Советская, русская культурная матрица, в которой я воспитывался, она не появилась из неоткуда. По сути, она является продолжательницей той российской, православной матрицы. Вряд ли было возможно органично внести коммунистические идеи на почву хрестоматийного русского православия, если бы эти новые идеи не соответствовали в определённом смысле основным православным постулатам. К тому же добавляли ещё и социальной житейской справедливости, то, что было упущено тогдашним институтом церкви. Поэтому для меня очевидным образом встаёт обоснование, почему я носитель советской культуры в осознанном возрасте потянулся к Православию как таковому, дополнив пробелы своего мироощущения. Причём, не ощутив ни одного внутреннего конфликта, а наоборот, получив некоторое ощущение гармоничности.
Видимо, у тогдашних октябрьских революционеров не было возможности выстраивать систему в духе теологии освобождения, т.к. церковный институт того времени обслуживал во многом интересы класса-эксплуататора и не был готов перейти на сторону интересов народа. С ним не возможно было выстроить диалог-синтез. Автор статей многократно указывает на беспокойство Маркса по поводу отсутствия источника огненного мифа, необходимого идеального начала для новых возгораний коммунистической идеи. Глядя на себя, могу сказать, что в моём случае любое идеальное (в т.ч. религиозное), в основе которого лежат идеи справедливости, равенства людей, любви к ближнему, органично переносит этот вектор и на общественные главные вопросы. И как следствие, органично переплетается с коммунистической идей, с идеями Маркса. И вот уже «православный коммунист» перестаёт звучать оксюмороном.
Великий гений Маркса, сознательно или нет, оставил возможность в наших современных условиях органично встроить уже не в столь плотный каркас своего учения этот ярчайший прометеевский родной образ. Сама его жизнь с романтикой и философским восприятием Духа с одной стороны, и с крепким материализмом с другой стороны заложили возможность для возврата к будущему синтезу. Именно он может стать тем самым островком между двух берегов широкой пропасти (которую не перепрыгнуть в один прыжок) накопившейся неприязни между православной и советской частями нашего общества.
Мне бы хотелось ещё вернуться к осознанию и переносу метафоры прометеевского мифа в современные практические условия, а так же обратить внимание на те сложности, которые лежат на пути его оживления.
Продолжая разговор со своим другом, я его спросил: «На каком ты основании воспитываешь своих детей, не являясь тем самым седовласым старцем?» Он ответил, что он их любит и несёт всё полноту ответственности за них, соразмерно своей любви. Это и был верный ответ.

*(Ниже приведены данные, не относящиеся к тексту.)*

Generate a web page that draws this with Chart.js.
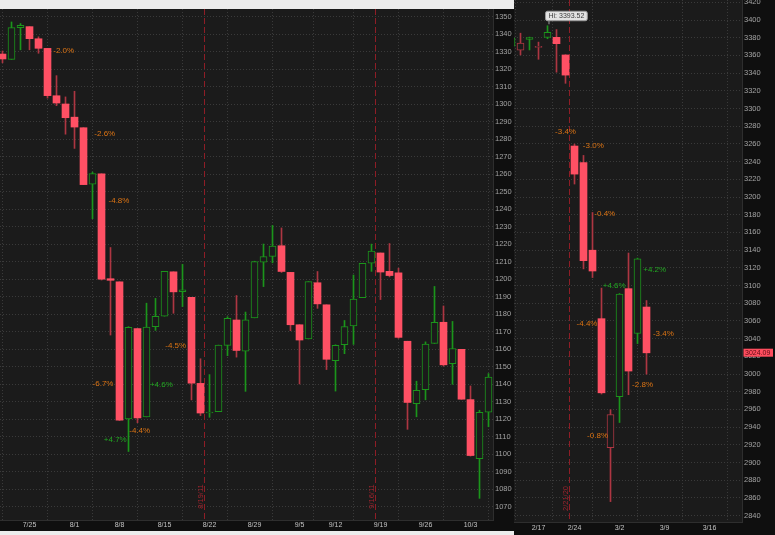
<!DOCTYPE html>
<html>
<head>
<meta charset="utf-8">
<script src="https://cdn.jsdelivr.net/npm/chart.js@4.4.1/dist/chart.umd.min.js"></script>
<style>
  html, body { margin: 0; padding: 0; background: #ececec; }
  body { width: 775px; height: 535px; position: relative; overflow: hidden; }
  canvas { position: absolute; background: #0f0f0f; }
  #left  { left: 0; top: 9px; }
  #right { left: 514px; top: 0; }
</style>
</head>
<body>
<canvas id="left" width="514" height="522"></canvas>
<canvas id="right" width="261" height="535"></canvas>
<script>
/* ---- left panel: daily bars Jul-Oct 2011 ---- */
const leftDates = ['7/20','7/21','7/22','7/25','7/26','7/27','7/28','7/29','8/1','8/2','8/3','8/4','8/5',
  '8/8','8/9','8/10','8/11','8/12','8/15','8/16','8/17','8/18','8/19','8/22','8/23','8/24','8/25','8/26',
  '8/29','8/30','8/31','9/1','9/2','9/6','9/7','9/8','9/9','9/12','9/13','9/14','9/15','9/16',
  '9/19','9/20','9/21','9/22','9/23','9/26','9/27','9/28','9/29','9/30','10/3','10/4','10/5'];
const leftOpen  = [1328.66,1325.65,1343.80,1344.32,1337.39,1331.91,1304.84,1300.12,1292.59,1286.56,1254.25,1260.23,1200.28,
  1198.48,1120.23,1171.77,1121.30,1172.87,1178.86,1204.22,1192.89,1189.62,1140.47,1123.55,1124.36,1162.16,1176.69,1158.85,
  1177.91,1209.76,1213.00,1219.12,1203.90,1173.97,1165.85,1197.98,1185.37,1153.50,1162.59,1173.32,1189.44,1209.21,
  1214.99,1204.50,1203.63,1164.55,1128.82,1136.91,1163.32,1175.39,1151.74,1159.93,1131.21,1097.42,1124.03];
const leftHigh  = [1330.43,1347.00,1346.10,1344.32,1338.51,1331.91,1316.32,1304.16,1307.38,1286.56,1261.20,1260.23,1218.11,
  1198.48,1172.88,1171.77,1186.29,1189.04,1204.49,1204.22,1208.47,1189.62,1154.54,1145.49,1162.35,1178.56,1190.68,1181.23,
  1210.28,1220.10,1230.71,1229.29,1203.90,1173.97,1198.62,1204.40,1185.37,1162.52,1176.41,1202.38,1209.11,1220.06,
  1214.99,1220.39,1206.30,1164.55,1141.72,1164.19,1195.86,1184.71,1175.87,1159.93,1138.99,1125.12,1146.07];
const leftLow   = [1323.65,1325.65,1331.08,1331.09,1329.10,1303.49,1299.16,1282.86,1274.73,1254.03,1234.56,1199.54,1168.09,
  1119.28,1101.54,1118.01,1121.30,1170.74,1178.86,1180.53,1184.36,1131.03,1122.05,1121.09,1124.36,1156.30,1155.47,1135.91,
  1177.91,1195.77,1209.35,1203.85,1170.56,1140.13,1165.85,1183.34,1148.37,1136.07,1157.44,1162.73,1189.44,1204.46,
  1188.36,1201.29,1166.21,1114.22,1121.36,1131.07,1163.32,1150.40,1139.93,1131.34,1098.92,1074.77,1115.68];
const leftClose = [1325.84,1343.80,1345.02,1337.43,1331.94,1304.89,1300.67,1292.28,1286.94,1254.05,1260.34,1200.07,1199.38,
  1119.46,1172.53,1120.76,1172.64,1178.81,1204.49,1192.76,1193.89,1140.65,1123.53,1123.82,1162.35,1177.60,1159.27,1176.80,
  1210.08,1212.92,1218.89,1204.42,1173.97,1165.24,1198.62,1185.90,1154.23,1162.27,1172.87,1188.68,1209.11,1216.01,
  1204.09,1202.09,1166.76,1129.56,1136.43,1162.95,1175.38,1151.06,1160.40,1131.42,1099.23,1123.95,1144.03];
const leftPrevClose = 1326.73;
const leftWeekLabels = ['7/25','8/1','8/8','8/15','8/22','8/29','9/5','9/12','9/19','9/26','10/3'];
const leftPriceTicks = [1070,1080,1090,1100,1110,1120,1130,1140,1150,1160,1170,1180,1190,1200,1210,
  1220,1230,1240,1250,1260,1270,1280,1290,1300,1310,1320,1330,1340,1350];
const leftMarkerDates  = ['8/19','9/16'];
const leftMarkerLabels = ['8/19/11','9/16/11'];
const leftNoteText = ['-2.0%','-2.6%','-4.8%','-6.7%','+4.7%','-4.4%','+4.6%','-4.5%'];
const leftNoteX    = [6.8, 11.36, 12.94, 11.17, 12.53, 15.24, 17.65, 19.24];
const leftNoteY    = [1330.4, 1283.0, 1244.7, 1140.1, 1108.1, 1113.3, 1139.5, 1161.8];

/* ---- right panel: daily bars Feb-Mar 2020 ---- */
const rightDates = ['2/12','2/13','2/14','2/18','2/19','2/20','2/21','2/24','2/25','2/26','2/27','2/28',
  '3/2','3/3','3/4','3/5','3/6','3/9','3/10','3/11','3/12','3/13','3/16','3/17','3/18','3/19','3/20'];
const rightOpen  = [3370.50,3365.90,3378.08,3369.04,3380.39,3380.45,3360.50,3257.61,3238.94,3139.90,3062.54,2916.90,2974.28,3096.46,3045.75,3075.70];
const rightHigh  = [3381.47,3385.09,3380.69,3375.01,3393.52,3389.15,3360.76,3259.81,3246.99,3182.51,3097.07,2959.72,3090.96,3136.72,3130.97,3083.04];
const rightLow   = [3369.72,3360.52,3366.15,3355.61,3378.83,3341.02,3328.45,3214.65,3118.77,3108.99,2977.39,2855.84,2945.19,2976.63,3034.38,2999.83];
const rightClose = [3379.45,3373.94,3380.16,3370.29,3386.15,3373.23,3337.75,3225.89,3128.21,3116.39,2978.76,2954.22,3090.23,3003.37,3130.12,3023.94];
const rightPrevClose = 3357.75;
const rightWeekLabels = ['2/17','2/24','3/2','3/9','3/16'];
const rightPriceTicks = [2840,2860,2880,2900,2920,2940,2960,2980,3000,3020,3040,3060,3080,3100,3120,
  3140,3160,3180,3200,3220,3240,3260,3280,3300,3320,3340,3360,3380,3400,3420];
const rightMarkerDates  = ['2/21'];
const rightMarkerLabels = ['2/21/20'];
const rightNoteText = ['-3.4%','-3.0%','-0.4%','-4.4%','+4.6%','+4.2%','-3.4%','-2.8%','-0.8%'];
const rightNoteX    = [6.0, 9.09, 10.36, 8.39, 11.41, 15.91, 16.87, 14.56, 9.56];
const rightNoteY    = [3273.8, 3257.6, 3181.1, 3056.5, 3099.8, 3117.5, 3045.2, 2988.0, 2929.9];
const rightLastPrice = 3024.09;

/* ---- look ---- */
const FONT     = '"Liberation Sans", Arial, sans-serif';
const PLOT_BG  = '#1b1b1b';
const GRID     = '#3a3a3a';
const EDGE     = '#2e2e2e';
const GREEN    = '#1b951b';
const RED      = '#ff5064';
const RED_DARK = '#ad3642';
const MARKER   = '#8e1d26';
const MARKER_TEXT = '#a0242e';
const UP_TEXT  = '#22a822';
const DN_TEXT  = '#dc7414';

const mdKey = s => { const [m, d] = s.split('/').map(Number); return m * 100 + d; };
const firstOnOrAfter = (dates, md) => dates.findIndex(d => mdKey(d) >= mdKey(md));

function makePanel(id, p) {
  const n = p.close.length;
  const bodyBg = [], bodyBorder = [], bodyWidth = [], wickColor = [];
  for (let i = 0; i < n; i++) {
    const prev   = i ? p.close[i - 1] : p.prevClose;
    const up     = p.close[i] >= prev;
    const hollow = p.close[i] >= p.open[i];
    const col    = up ? GREEN : (hollow ? RED_DARK : RED);
    bodyBg.push(hollow ? PLOT_BG : col);
    bodyBorder.push(col);
    bodyWidth.push(hollow ? 1 : 0);
    wickColor.push(up ? GREEN : RED_DARK);
  }
  const bodies = p.open.map((o, i) => ({ x: i, y: [o, p.close[i]] }));
  const wicks  = p.low.map((l, i) => ({ x: i, y: [l, p.high[i]] }));

  const tickIdx  = p.weekLabels.map(w => firstOnOrAfter(p.dates, w));
  const gridIdx  = tickIdx.map(i => i - 0.5);

  const decor = {
    id: 'decor_' + id,
    beforeDraw(chart) {
      const { ctx, chartArea: a } = chart;
      ctx.save();
      ctx.fillStyle = PLOT_BG;
      ctx.fillRect(a.left, a.top, a.right - a.left, a.bottom - a.top);
      ctx.restore();
    },
    beforeDatasetsDraw(chart) {
      const { ctx, chartArea: a, scales: { x } } = chart;
      ctx.save();
      p.markerDates.forEach((d, k) => {
        const px = Math.round(x.getPixelForValue(p.dates.indexOf(d) + 0.5)) - 0.5;
        ctx.strokeStyle = MARKER;
        ctx.lineWidth = 1;
        ctx.setLineDash([6, 3]);
        ctx.beginPath();
        ctx.moveTo(px, a.top);
        ctx.lineTo(px, a.bottom);
        ctx.stroke();
        ctx.save();
        ctx.translate(px - 4, a.bottom - 23.5);
        ctx.rotate(-Math.PI / 2);
        ctx.font = '7.5px ' + FONT;
        ctx.fillStyle = MARKER_TEXT;
        ctx.textAlign = 'center';
        ctx.textBaseline = 'middle';
        ctx.fillText(p.markerLabels[k], 0, 0);
        ctx.restore();
      });
      ctx.restore();
    },
    afterDatasetsDraw(chart) {
      const { ctx, scales: { x, y } } = chart;
      ctx.save();
      ctx.font = '8px ' + FONT;
      ctx.textAlign = 'center';
      ctx.textBaseline = 'middle';
      p.noteText.forEach((t, k) => {
        ctx.fillStyle = t[0] === '+' ? UP_TEXT : DN_TEXT;
        ctx.fillText(t, x.getPixelForValue(p.noteX[k]), y.getPixelForValue(p.noteY[k]));
      });
      ctx.restore();
    },
    afterDraw(chart) {
      const { ctx, chartArea: a, scales: { x, y } } = chart;
      ctx.save();
      ctx.font = '7px ' + FONT;
      ctx.textBaseline = 'middle';
      ctx.textAlign = 'left';
      if (p.showHi) {
        const hi = Math.max(...p.high);
        const i  = p.high.indexOf(hi);
        const cx = x.getPixelForValue(i), hy = y.getPixelForValue(hi);
        const txt = 'Hi: ' + hi.toFixed(2);
        const w = ctx.measureText(txt).width + 6;
        const bx = cx - 2.5, by = hy - 15;
        ctx.fillStyle = '#e2e2e2';
        ctx.strokeStyle = '#9a9a9a';
        ctx.beginPath();
        ctx.roundRect(bx + 0.5, by + 0.5, w, 9.5, 2);
        ctx.fill();
        ctx.stroke();
        ctx.beginPath();
        ctx.moveTo(cx + 1.5, by + 10);
        ctx.lineTo(cx + 1.5, hy - 1.5);
        ctx.stroke();
        ctx.fillStyle = '#3a3a3a';
        ctx.fillText(txt, bx + 3.5, by + 5.5);
      }
      if (p.lastPrice) {
        const ly = y.getPixelForValue(p.lastPrice);
        ctx.fillStyle = '#ff4d5e';
        ctx.fillRect(a.right + 1.5, ly - 4, chart.width - a.right - 3.5, 8);
        ctx.fillStyle = '#5c0c14';
        ctx.fillText(p.lastPrice.toFixed(2), a.right + 3, ly + 0.5);
      }
      ctx.restore();
    }
  };

  const zeroPad = s => { s.paddingTop = 0; s.paddingBottom = 0; s.paddingLeft = 0; s.paddingRight = 0; };

  return new Chart(document.getElementById(id), {
    type: 'bar',
    data: {
      datasets: [
        { data: bodies, backgroundColor: bodyBg, borderColor: bodyBorder, borderWidth: bodyWidth,
          borderSkipped: false, grouped: false, barThickness: 7, maxBarThickness: 7, minBarLength: 1,
          clip: 0, xAxisID: 'x', yAxisID: 'y' },
        { data: wicks, backgroundColor: wickColor, borderWidth: 0, grouped: false,
          barThickness: 1, maxBarThickness: 1, clip: 0, xAxisID: 'x', yAxisID: 'y' }
      ]
    },
    options: {
      responsive: false,
      animation: false,
      events: [],
      layout: { padding: 0 },
      plugins: { legend: { display: false }, tooltip: { enabled: false } },
      scales: {
        x: {
          type: 'linear', position: 'bottom', min: p.xMin, max: p.xMax, offset: false,
          afterBuildTicks: s => { s.ticks = tickIdx.map(v => ({ value: v })); },
          afterFit: s => { s.height = p.xAxisH; zeroPad(s); },
          grid: { display: false, drawTicks: false },
          border: { color: EDGE },
          ticks: { autoSkip: false, maxRotation: 0, padding: p.xPad, color: '#c2c2c2',
                   font: { family: FONT, size: 7 },
                   callback: (v, i) => p.weekLabels[i] }
        },
        xg: {
          type: 'linear', position: 'top', min: p.xMin, max: p.xMax, offset: false,
          afterBuildTicks: s => { s.ticks = gridIdx.map(v => ({ value: v })); },
          afterFit: s => { s.height = 0; zeroPad(s); },
          grid: { color: GRID, drawTicks: false },
          border: { display: false, dash: [1, 2] },
          ticks: { display: false }
        },
        y: {
          type: 'linear', position: 'right', min: p.yMin, max: p.yMax,
          afterBuildTicks: s => { s.ticks = p.priceTicks.map(v => ({ value: v })); },
          afterFit: s => { s.width = p.yAxisW; zeroPad(s); },
          grid: { color: GRID, drawTicks: false },
          border: { color: EDGE, dash: [1, 2] },
          ticks: { padding: 2, color: '#a2a2a2', font: { family: FONT, size: 7.5 },
                   callback: v => String(v) }
        }
      }
    },
    plugins: [decor]
  });
}

makePanel('left', {
  dates: leftDates, open: leftOpen, high: leftHigh, low: leftLow, close: leftClose,
  prevClose: leftPrevClose, weekLabels: leftWeekLabels, priceTicks: leftPriceTicks,
  markerDates: leftMarkerDates, markerLabels: leftMarkerLabels,
  noteText: leftNoteText, noteX: leftNoteX, noteY: leftNoteY,
  showHi: false, lastPrice: null,
  xMin: -0.278, xMax: 54.5, yMin: 1062.4, yMax: 1354.4,
  xAxisH: 11, yAxisW: 21, xPad: 1
});

makePanel('right', {
  dates: rightDates, open: rightOpen, high: rightHigh, low: rightLow, close: rightClose,
  prevClose: rightPrevClose, weekLabels: rightWeekLabels, priceTicks: rightPriceTicks,
  markerDates: rightMarkerDates, markerLabels: rightMarkerLabels,
  noteText: rightNoteText, noteX: rightNoteX, noteY: rightNoteY,
  showHi: true, lastPrice: rightLastPrice,
  xMin: 0.278, xMax: 25.61, yMin: 2832.8, yMax: 3422.6,
  xAxisH: 13, yAxisW: 33, xPad: 2
});
</script>
</body>
</html>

В истории мы знаем много примеров, когда один человек менял своей любовью многое. Я даже могу дать в этом контексте общее определение человеку.
«Человек — это то, как меняются судьбы людей, с ним соприкасаясь». Любовь, ответственность, самопожертвование отличают человека от животного. И размер человека определяется его любовью ко внешнему миру, а так же степенью его ответственности за происходящее. Такие люди и есть настоящая элита служения.